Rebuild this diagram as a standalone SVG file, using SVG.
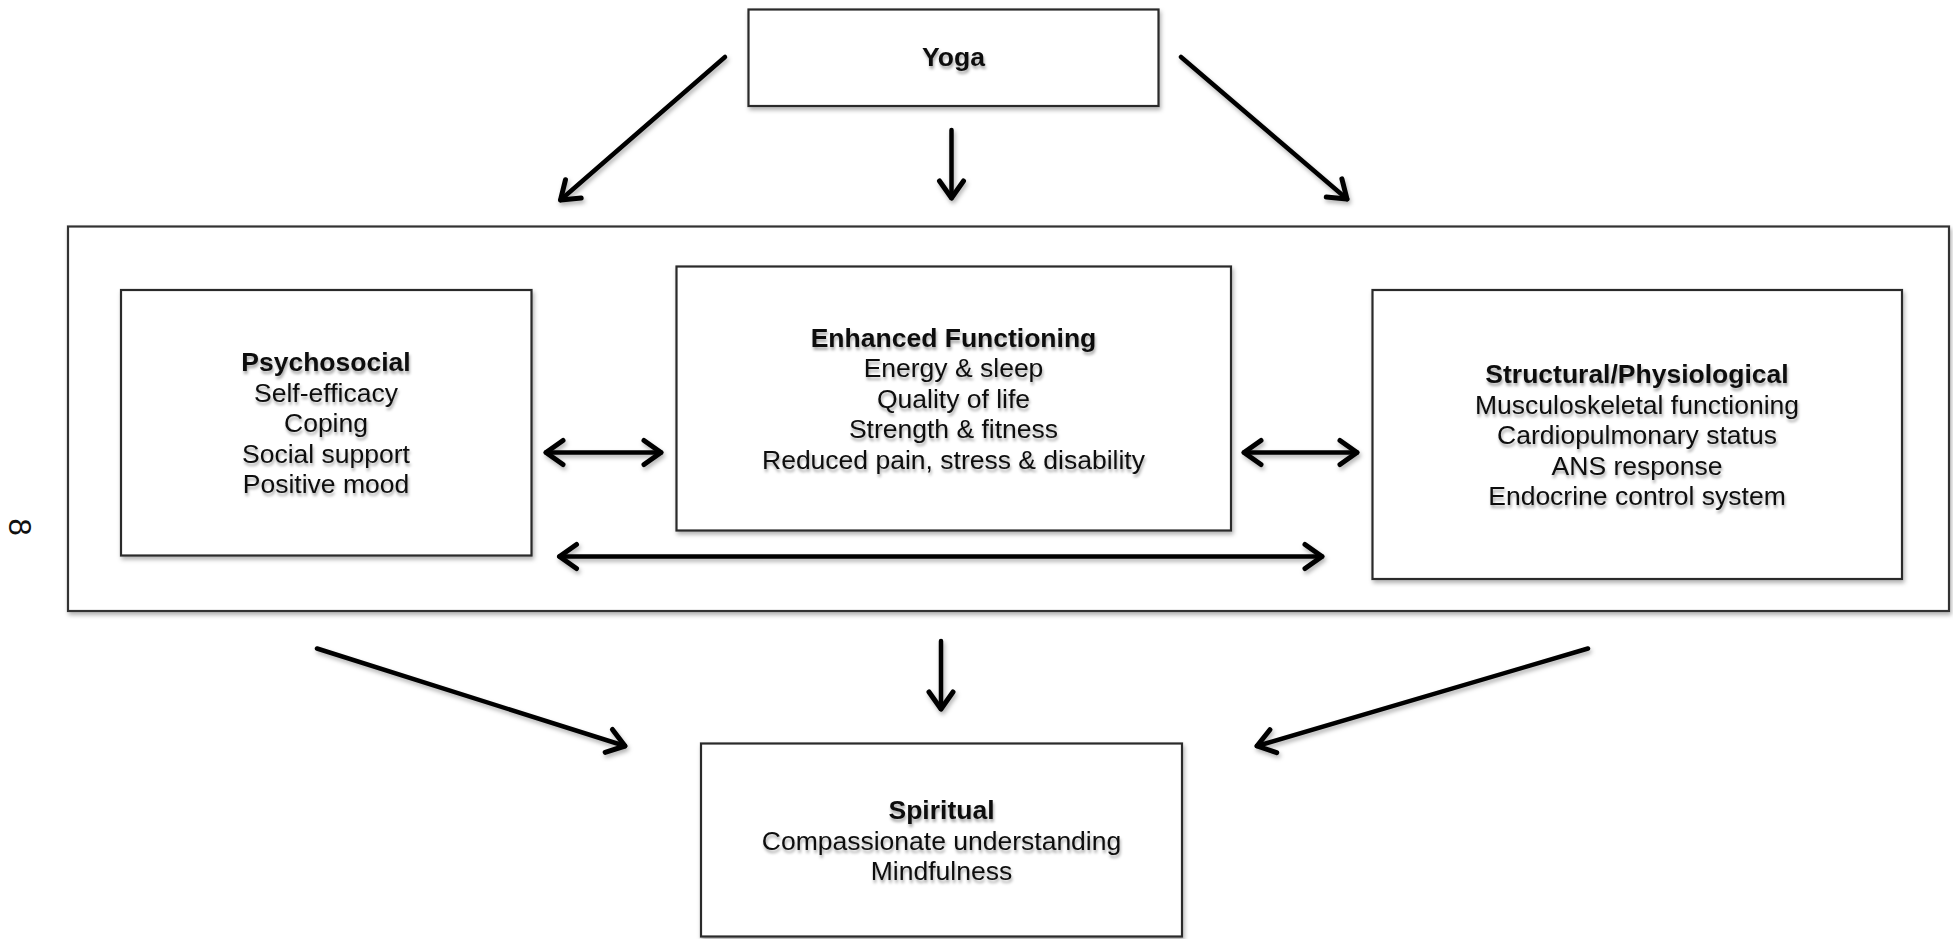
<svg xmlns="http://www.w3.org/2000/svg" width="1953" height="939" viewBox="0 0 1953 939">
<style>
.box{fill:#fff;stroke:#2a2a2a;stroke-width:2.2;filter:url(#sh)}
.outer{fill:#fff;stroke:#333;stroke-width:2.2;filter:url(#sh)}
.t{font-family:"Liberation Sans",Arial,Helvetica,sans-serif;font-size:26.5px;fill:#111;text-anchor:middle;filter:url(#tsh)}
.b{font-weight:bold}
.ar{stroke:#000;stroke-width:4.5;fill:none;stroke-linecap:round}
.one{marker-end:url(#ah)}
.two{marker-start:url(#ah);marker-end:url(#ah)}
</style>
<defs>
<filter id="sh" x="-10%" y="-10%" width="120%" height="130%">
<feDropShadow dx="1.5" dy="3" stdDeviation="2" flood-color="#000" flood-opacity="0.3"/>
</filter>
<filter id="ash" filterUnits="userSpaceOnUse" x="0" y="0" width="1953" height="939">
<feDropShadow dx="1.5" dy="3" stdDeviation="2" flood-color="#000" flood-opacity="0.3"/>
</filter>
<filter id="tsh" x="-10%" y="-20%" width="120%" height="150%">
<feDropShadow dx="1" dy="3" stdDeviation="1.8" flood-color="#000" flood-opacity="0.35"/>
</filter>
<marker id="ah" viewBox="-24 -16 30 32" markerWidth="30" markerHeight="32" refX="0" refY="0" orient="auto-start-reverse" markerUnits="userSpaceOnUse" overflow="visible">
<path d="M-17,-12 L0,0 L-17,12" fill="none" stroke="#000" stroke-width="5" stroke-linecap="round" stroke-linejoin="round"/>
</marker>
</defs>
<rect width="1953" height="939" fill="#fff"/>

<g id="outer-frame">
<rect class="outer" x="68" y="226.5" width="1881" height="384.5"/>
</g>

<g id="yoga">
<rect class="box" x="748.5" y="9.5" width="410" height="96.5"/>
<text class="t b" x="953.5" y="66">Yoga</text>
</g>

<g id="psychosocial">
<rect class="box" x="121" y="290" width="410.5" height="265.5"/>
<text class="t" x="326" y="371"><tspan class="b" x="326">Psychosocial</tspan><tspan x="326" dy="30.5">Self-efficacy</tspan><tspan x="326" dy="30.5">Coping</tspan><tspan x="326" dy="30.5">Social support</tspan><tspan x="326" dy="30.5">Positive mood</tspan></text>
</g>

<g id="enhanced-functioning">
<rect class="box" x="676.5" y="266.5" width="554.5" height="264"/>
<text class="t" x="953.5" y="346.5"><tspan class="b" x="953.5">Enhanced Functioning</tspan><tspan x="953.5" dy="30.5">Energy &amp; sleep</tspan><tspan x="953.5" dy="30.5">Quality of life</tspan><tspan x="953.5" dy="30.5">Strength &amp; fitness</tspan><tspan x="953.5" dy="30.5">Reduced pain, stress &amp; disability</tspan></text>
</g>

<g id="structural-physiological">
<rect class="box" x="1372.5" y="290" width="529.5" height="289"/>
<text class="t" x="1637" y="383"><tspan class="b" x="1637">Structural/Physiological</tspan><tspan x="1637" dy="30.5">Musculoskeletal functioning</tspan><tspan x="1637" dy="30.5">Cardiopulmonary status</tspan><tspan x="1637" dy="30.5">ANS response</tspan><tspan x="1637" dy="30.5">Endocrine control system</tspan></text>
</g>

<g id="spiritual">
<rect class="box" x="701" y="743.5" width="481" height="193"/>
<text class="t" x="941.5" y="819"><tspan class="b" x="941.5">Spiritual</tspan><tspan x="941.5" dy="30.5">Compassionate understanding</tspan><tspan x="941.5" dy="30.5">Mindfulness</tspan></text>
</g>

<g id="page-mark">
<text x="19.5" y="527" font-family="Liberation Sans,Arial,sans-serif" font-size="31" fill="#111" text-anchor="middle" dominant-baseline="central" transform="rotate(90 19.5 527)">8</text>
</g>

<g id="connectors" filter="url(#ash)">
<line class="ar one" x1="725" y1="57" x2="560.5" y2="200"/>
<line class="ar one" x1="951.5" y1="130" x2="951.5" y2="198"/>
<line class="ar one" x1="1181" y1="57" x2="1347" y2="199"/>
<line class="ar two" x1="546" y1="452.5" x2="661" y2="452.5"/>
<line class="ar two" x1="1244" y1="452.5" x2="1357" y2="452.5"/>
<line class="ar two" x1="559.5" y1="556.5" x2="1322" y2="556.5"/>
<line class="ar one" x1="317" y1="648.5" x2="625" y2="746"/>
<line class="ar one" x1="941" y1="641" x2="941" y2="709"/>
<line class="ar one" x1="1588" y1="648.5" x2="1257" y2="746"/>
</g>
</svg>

Written task
All of the material above needs to be restated exactly, with no pictures.

Written answer
Rebuild this diagram as a standalone SVG file, using SVG.
<svg xmlns="http://www.w3.org/2000/svg" width="1953" height="939" viewBox="0 0 1953 939">
<style>
.box{fill:#fff;stroke:#2a2a2a;stroke-width:2.2;filter:url(#sh)}
.outer{fill:#fff;stroke:#333;stroke-width:2.2;filter:url(#sh)}
.t{font-family:"Liberation Sans",Arial,Helvetica,sans-serif;font-size:26.5px;fill:#111;text-anchor:middle;filter:url(#tsh)}
.b{font-weight:bold}
.ar{stroke:#000;stroke-width:4.5;fill:none;stroke-linecap:round}
.one{marker-end:url(#ah)}
.two{marker-start:url(#ah);marker-end:url(#ah)}
</style>
<defs>
<filter id="sh" x="-10%" y="-10%" width="120%" height="130%">
<feDropShadow dx="1.5" dy="3" stdDeviation="2" flood-color="#000" flood-opacity="0.3"/>
</filter>
<filter id="ash" filterUnits="userSpaceOnUse" x="0" y="0" width="1953" height="939">
<feDropShadow dx="1.5" dy="3" stdDeviation="2" flood-color="#000" flood-opacity="0.3"/>
</filter>
<filter id="tsh" x="-10%" y="-20%" width="120%" height="150%">
<feDropShadow dx="1" dy="3" stdDeviation="1.8" flood-color="#000" flood-opacity="0.35"/>
</filter>
<marker id="ah" viewBox="-24 -16 30 32" markerWidth="30" markerHeight="32" refX="0" refY="0" orient="auto-start-reverse" markerUnits="userSpaceOnUse" overflow="visible">
<path d="M-17,-12 L0,0 L-17,12" fill="none" stroke="#000" stroke-width="5" stroke-linecap="round" stroke-linejoin="round"/>
</marker>
</defs>
<rect width="1953" height="939" fill="#fff"/>

<g id="outer-frame">
<rect class="outer" x="68" y="226.5" width="1881" height="384.5"/>
</g>

<g id="yoga">
<rect class="box" x="748.5" y="9.5" width="410" height="96.5"/>
<text class="t b" x="953.5" y="66">Yoga</text>
</g>

<g id="psychosocial">
<rect class="box" x="121" y="290" width="410.5" height="265.5"/>
<text class="t" x="326" y="371"><tspan class="b" x="326">Psychosocial</tspan><tspan x="326" dy="30.5">Self-efficacy</tspan><tspan x="326" dy="30.5">Coping</tspan><tspan x="326" dy="30.5">Social support</tspan><tspan x="326" dy="30.5">Positive mood</tspan></text>
</g>

<g id="enhanced-functioning">
<rect class="box" x="676.5" y="266.5" width="554.5" height="264"/>
<text class="t" x="953.5" y="346.5"><tspan class="b" x="953.5">Enhanced Functioning</tspan><tspan x="953.5" dy="30.5">Energy &amp; sleep</tspan><tspan x="953.5" dy="30.5">Quality of life</tspan><tspan x="953.5" dy="30.5">Strength &amp; fitness</tspan><tspan x="953.5" dy="30.5">Reduced pain, stress &amp; disability</tspan></text>
</g>

<g id="structural-physiological">
<rect class="box" x="1372.5" y="290" width="529.5" height="289"/>
<text class="t" x="1637" y="383"><tspan class="b" x="1637">Structural/Physiological</tspan><tspan x="1637" dy="30.5">Musculoskeletal functioning</tspan><tspan x="1637" dy="30.5">Cardiopulmonary status</tspan><tspan x="1637" dy="30.5">ANS response</tspan><tspan x="1637" dy="30.5">Endocrine control system</tspan></text>
</g>

<g id="spiritual">
<rect class="box" x="701" y="743.5" width="481" height="193"/>
<text class="t" x="941.5" y="819"><tspan class="b" x="941.5">Spiritual</tspan><tspan x="941.5" dy="30.5">Compassionate understanding</tspan><tspan x="941.5" dy="30.5">Mindfulness</tspan></text>
</g>

<g id="page-mark">
<text x="19.5" y="527" font-family="Liberation Sans,Arial,sans-serif" font-size="31" fill="#111" text-anchor="middle" dominant-baseline="central" transform="rotate(90 19.5 527)">8</text>
</g>

<g id="connectors" filter="url(#ash)">
<line class="ar one" x1="725" y1="57" x2="560.5" y2="200"/>
<line class="ar one" x1="951.5" y1="130" x2="951.5" y2="198"/>
<line class="ar one" x1="1181" y1="57" x2="1347" y2="199"/>
<line class="ar two" x1="546" y1="452.5" x2="661" y2="452.5"/>
<line class="ar two" x1="1244" y1="452.5" x2="1357" y2="452.5"/>
<line class="ar two" x1="559.5" y1="556.5" x2="1322" y2="556.5"/>
<line class="ar one" x1="317" y1="648.5" x2="625" y2="746"/>
<line class="ar one" x1="941" y1="641" x2="941" y2="709"/>
<line class="ar one" x1="1588" y1="648.5" x2="1257" y2="746"/>
</g>
</svg>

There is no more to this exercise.